Physical injuries are often easy to see and prove, but mental and emotional injuries can be invisible, hard to diagnose, and a challenge to prove. However, that doesn’t mean that they can’t hurt you just as much as a physical injury can. Fortunately, workers’ compensation may cover expenses from anxiety, stress, and other less obvious illnesses that happen because of a job-related physical injury or adverse workplace conditions.
Eligibility Varies by State
Workers’ compensation insurance varies by state, and most business owners are required to purchase this coverage. Usually, you are not required to prove that your employer made a mistake or intentionally did anything wrong to get benefits. You must be an employee, however, and not an independent contractor. You must also prove that the illness or injury relates to work. Someone who works at a computer all day, for example, can often successfully claim compensation for a physical injury like carpal tunnel syndrome.

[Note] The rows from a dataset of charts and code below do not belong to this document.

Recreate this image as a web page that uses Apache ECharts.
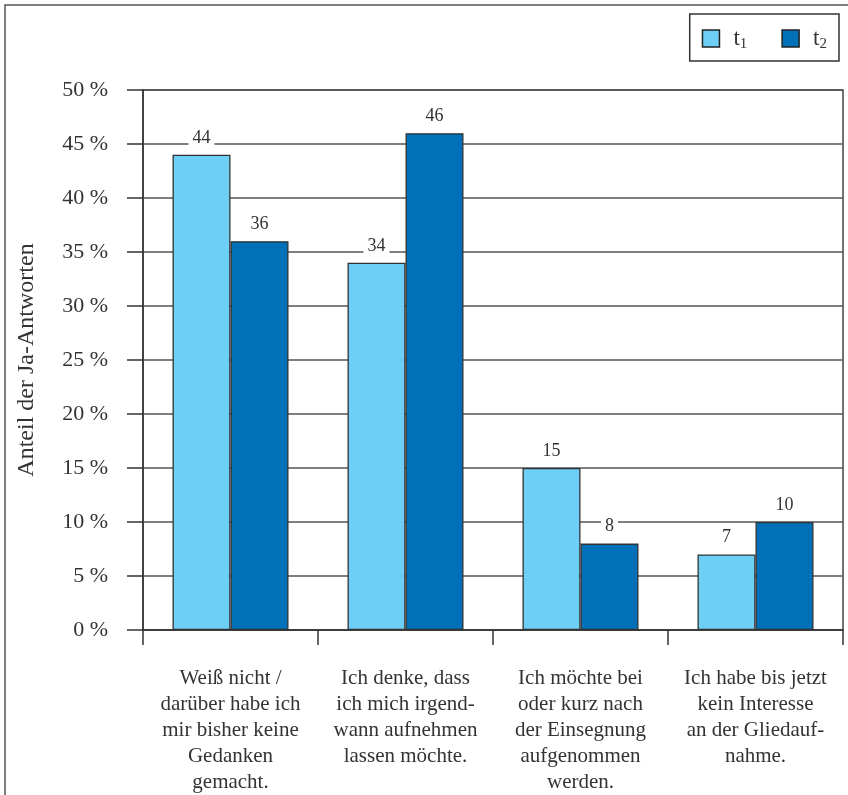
<!DOCTYPE html>
<html><head><meta charset="utf-8">
<script src="https://cdn.jsdelivr.net/npm/echarts@6/dist/echarts.min.js"></script>
<style>html,body{margin:0;padding:0;background:#fff}#c{width:848px;height:795px}</style>
</head><body><div id="c"></div>
<script>
const categories = [
  'Weiß nicht /\ndarüber habe ich\nmir bisher keine\nGedanken\ngemacht.',
  'Ich denke, dass\nich mich irgend-\nwann aufnehmen\nlassen möchte.',
  'Ich möchte bei\noder kurz nach\nder Einsegnung\naufgenommen\nwerden.',
  'Ich habe bis jetzt\nkein Interesse\nan der Gliedauf-\nnahme.'
];
const seriesNames = ['t1', 't2'];
const t1Values = [44, 34, 15, 7];
const t2Values = [36, 46, 8, 10];
const yTicks = [0, 5, 10, 15, 20, 25, 30, 35, 40, 45, 50];

const FONT = 'Liberation Serif';
const chart = echarts.init(document.getElementById('c'));
const labelCfg = {
  show: true, position: 'top', distance: 6,
  fontFamily: FONT, fontSize: 18, color: '#333',
  backgroundColor: '#fff', padding: [1, 4, 2, 4]
};
chart.setOption({
  animation: false,
  textStyle: { fontFamily: FONT },
  graphic: [{
    type: 'rect', shape: { x: 5, y: 5, width: 860, height: 820 },
    style: { fill: 'none', stroke: '#555', lineWidth: 1.5 }, z: 100
  }],
  legend: {
    right: 9, top: 14,
    orient: 'horizontal',
    itemWidth: 17, itemHeight: 17, itemGap: 34,
    padding: [13, 12, 9, 12],
    borderColor: '#333', borderWidth: 1.5,
    icon: 'rect',
    itemStyle: { borderColor: '#222', borderWidth: 1.5 },
    formatter: function (n) { return '{a|t}{b|' + n.slice(1) + '}'; },
    textStyle: {
      rich: {
        a: { fontFamily: FONT, fontSize: 23, color: '#333', padding: [0, 0, 0, 9] },
        b: { fontFamily: FONT, fontSize: 15, color: '#333', padding: [12, 0, 0, 0] }
      }
    }
  },
  grid: { left: 143, right: 5, top: 90, bottom: 165, show: true, borderColor: '#444', borderWidth: 1.5 },
  xAxis: {
    type: 'category', data: categories,
    axisLine: { lineStyle: { color: '#333', width: 1.5 } },
    axisTick: { show: true, length: 15, alignWithLabel: false, lineStyle: { color: '#333', width: 1.5 } },
    axisLabel: {
      margin: 36, interval: 0, fontFamily: FONT, fontSize: 21, color: '#333',
      lineHeight: 25.8, align: 'center'
    }
  },
  yAxis: {
    type: 'value', min: yTicks[0], max: yTicks[yTicks.length - 1], interval: yTicks[1] - yTicks[0],
    name: 'Anteil der Ja-Antworten', nameLocation: 'middle', nameGap: 104,
    nameTextStyle: { fontFamily: FONT, fontSize: 24, color: '#333' },
    axisLine: { show: true, lineStyle: { color: '#333', width: 1.5 } },
    axisTick: { show: true, length: 16, lineStyle: { color: '#333', width: 1.5 } },
    axisLabel: { margin: 35, fontFamily: FONT, fontSize: 22, color: '#333', formatter: '{value} %', padding: [0, 0, 6, 0] },
    splitLine: { show: true, lineStyle: { color: '#555', width: 1.5 } }
  },
  series: [
    {
      name: seriesNames[0], type: 'bar', data: t1Values, barWidth: 58, barGap: '0%',
      itemStyle: { color: '#6dcff6', borderColor: '#333', borderWidth: 1.3 },
      label: labelCfg
    },
    {
      name: seriesNames[1], type: 'bar', data: t2Values, barWidth: 58, barGap: '0%',
      itemStyle: { color: '#0070b8', borderColor: '#333', borderWidth: 1.3 },
      label: labelCfg
    }
  ]
});
</script></body></html>
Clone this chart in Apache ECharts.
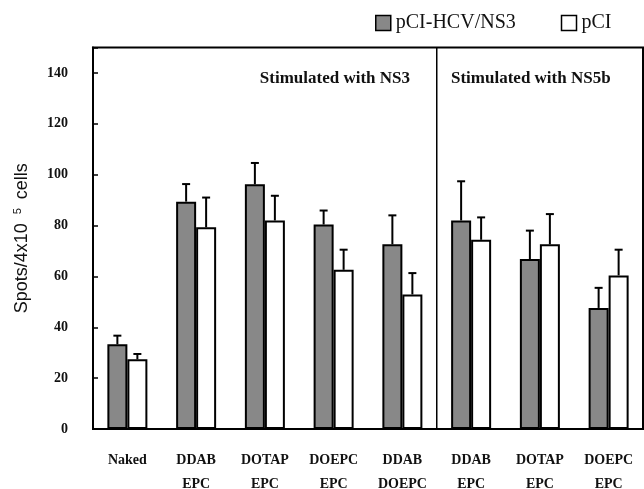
<!DOCTYPE html>
<html>
<head>
<meta charset="utf-8">
<script src="https://cdn.jsdelivr.net/npm/echarts@6/dist/echarts.min.js"></script>
<style>html,body{margin:0;padding:0;background:#fff;}#chart{width:644px;height:489px;}</style>
</head>
<body>
<div id="chart"></div>
<script>
var categories = ['Naked', 'DDAB\nEPC', 'DOTAP\nEPC', 'DOEPC\nEPC', 'DDAB\nDOEPC', 'DDAB\nEPC', 'DOTAP\nEPC', 'DOEPC\nEPC'];
var ns3Values = [33.3, 89.4, 96.2, 80.4, 72.6, 82.0, 66.8, 47.6];
var ns3Errors = [3.4, 6.9, 8.4, 5.5, 11.4, 15.4, 11.2, 7.9];
var pciValues = [27.4, 79.3, 82.0, 62.6, 52.9, 74.4, 72.6, 60.4];
var pciErrors = [2.1, 11.7, 9.7, 7.9, 8.4, 8.8, 11.9, 10.1];
var yTicks = [0, 20, 40, 60, 80, 100, 120, 140];
var dividerBefore = [5];   // the NS5b group starts at category index 5

var BAR_W = 20;
function errData(vals, errs) {
  return vals.map(function (v, i) { return [i, v, v + errs[i]]; });
}
function errSeries(vals, errs, side) {
  return {
    type: 'custom',
    z: 5,
    silent: true,
    data: errData(vals, errs),
    renderItem: function (params, api) {
      var base = api.coord([api.value(0), api.value(1)]);
      var top = api.coord([api.value(0), api.value(2)]);
      var x = base[0] + side * BAR_W / 2;
      return {
        type: 'group',
        children: [
          { type: 'line', shape: { x1: x, y1: base[1], x2: x, y2: top[1] }, style: { stroke: '#000', lineWidth: 2 } },
          { type: 'line', shape: { x1: x - 4, y1: top[1], x2: x + 4, y2: top[1] }, style: { stroke: '#000', lineWidth: 2 } }
        ]
      };
    }
  };
}

var chart = echarts.init(document.getElementById('chart'));
chart.setOption({
  animation: false,
  backgroundColor: '#fff',
  title: [
    { text: 'Stimulated with NS3', right: 229, top: 65, textStyle: { fontFamily: 'Liberation Serif', fontSize: 17, fontWeight: 'bold', color: '#111' } },
    { text: 'Stimulated with NS5b', left: 446, top: 65, textStyle: { fontFamily: 'Liberation Serif', fontSize: 17, fontWeight: 'bold', color: '#111' } }
  ],
  legend: {
    left: 370, top: 8,
    itemWidth: 15, itemHeight: 15, itemGap: 45,
    textStyle: { fontFamily: 'Liberation Serif', fontSize: 20, color: '#111' },
    data: [
      { name: 'pCI-HCV/NS3', icon: 'rect', itemStyle: { color: '#888', borderColor: '#000', borderWidth: 1.5 } },
      { name: 'pCI', icon: 'rect', itemStyle: { color: '#fff', borderColor: '#000', borderWidth: 1.5 } }
    ]
  },
  grid: { left: 93, right: 1, top: 47.5, bottom: 60, outerBoundsMode: 'none', containLabel: false, show: true, borderColor: '#000', borderWidth: 2, backgroundColor: 'transparent' },
  xAxis: {
    type: 'category',
    data: categories,
    boundaryGap: true,
    axisLine: { lineStyle: { color: '#000', width: 2 } },
    axisTick: { show: false },
    splitLine: { show: false },
    axisLabel: { interval: 0, margin: 19, fontFamily: 'Liberation Serif', fontSize: 14, fontWeight: 'bold', lineHeight: 24, color: '#111' }
  },
  yAxis: {
    type: 'value',
    min: 0, max: 150, interval: 20,
    name: '{n|Spots/4x10 }{s|5}{n| cells}',
    nameLocation: 'middle',
    nameGap: 61,
    nameRotate: 90,
    nameTextStyle: {
      rich: {
        n: { fontFamily: 'Liberation Sans', fontSize: 18, color: '#111' },
        s: { fontFamily: 'Liberation Sans', fontSize: 11, color: '#111', padding: [0, 4, 9, 4] }
      }
    },
    axisLine: { show: true, lineStyle: { color: '#000', width: 2 } },
    axisTick: { show: true, inside: true, length: 5, lineStyle: { color: '#000', width: 1.5 } },
    splitLine: { show: false },
    axisLabel: {
      margin: 25, fontFamily: 'Liberation Serif', fontSize: 14, fontWeight: 'bold', color: '#111',
      formatter: function (v) { return yTicks.indexOf(v) >= 0 ? String(v) : ''; }
    }
  },
  series: [
    { name: 'pCI-HCV/NS3', type: 'bar', data: ns3Values, barWidth: BAR_W, barGap: '0%', itemStyle: { color: '#888', borderColor: '#000', borderWidth: 2 } },
    { name: 'pCI', type: 'bar', data: pciValues, barWidth: BAR_W, barGap: '0%', itemStyle: { color: '#fff', borderColor: '#000', borderWidth: 2 } },
    errSeries(ns3Values, ns3Errors, -1),
    errSeries(pciValues, pciErrors, 1),
    {
      type: 'custom',
      silent: true,
      z: 1,
      data: dividerBefore.map(function (i) { return [i, 0]; }),
      renderItem: function (params, api) {
        var c = api.coord([api.value(0), 0]);
        var band = api.size([1, 0])[0];
        var x = c[0] - band / 2;
        var cs = params.coordSys;
        return { type: 'line', shape: { x1: x, y1: cs.y, x2: x, y2: cs.y + cs.height }, style: { stroke: '#000', lineWidth: 1.5 } };
      }
    }
  ]
});
</script>
</body>
</html>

Mental Health Conditions May Qualify
In most states, workers’ compensation law covers all types of work-related conditions, including mental health concerns, stress, and emotional issues. To qualify, a condition must be severe enough that it interferes with your ability to work. A workplace experience may be so bad that it results in a mental health diagnosis even when there has been no associated physical injury, but this can be difficult to prove. For example, an emergency room nurse who often sees traumatic injuries might qualify under workers’ compensation law for compensation for a related mental health condition.
Proof Can Be a Challenge
With no visible wounds, x-rays, or test results, mental conditions like anxiety and stress can be challenging to prove. The law requires that you show proof that you have a condition and that it is work-related. When a specific traumatic event like a workplace shooting or fire is involved, proof is easier than when there is no single incident that causes a mental or emotional condition. However, good documentation and testimony from a mental health professional can provide the proof you need.
The Right Lawyer Is Essential
Workers’ compensation law can be complicated. Proving that you qualify for workers’ compensation may involve a discovery process, legal research, and reliance on recent case law precedent. If you don’t have legal training, it’s very difficult to create a compelling case and provide the necessary evidence without help. A good workers’ compensation attorney has experience with state requirements and local officials, so they can help you get compensation. The right lawyer can overcome assertions that you didn’t suffer an injury or that a condition is not work-related.
With help from a competent attorney, you can prove that your mental health expenses are related to workplace conditions or a work-related incident and get compensation. The process of getting what you deserve is complex, however, and going it alone is a mistake that could result in a denied claim.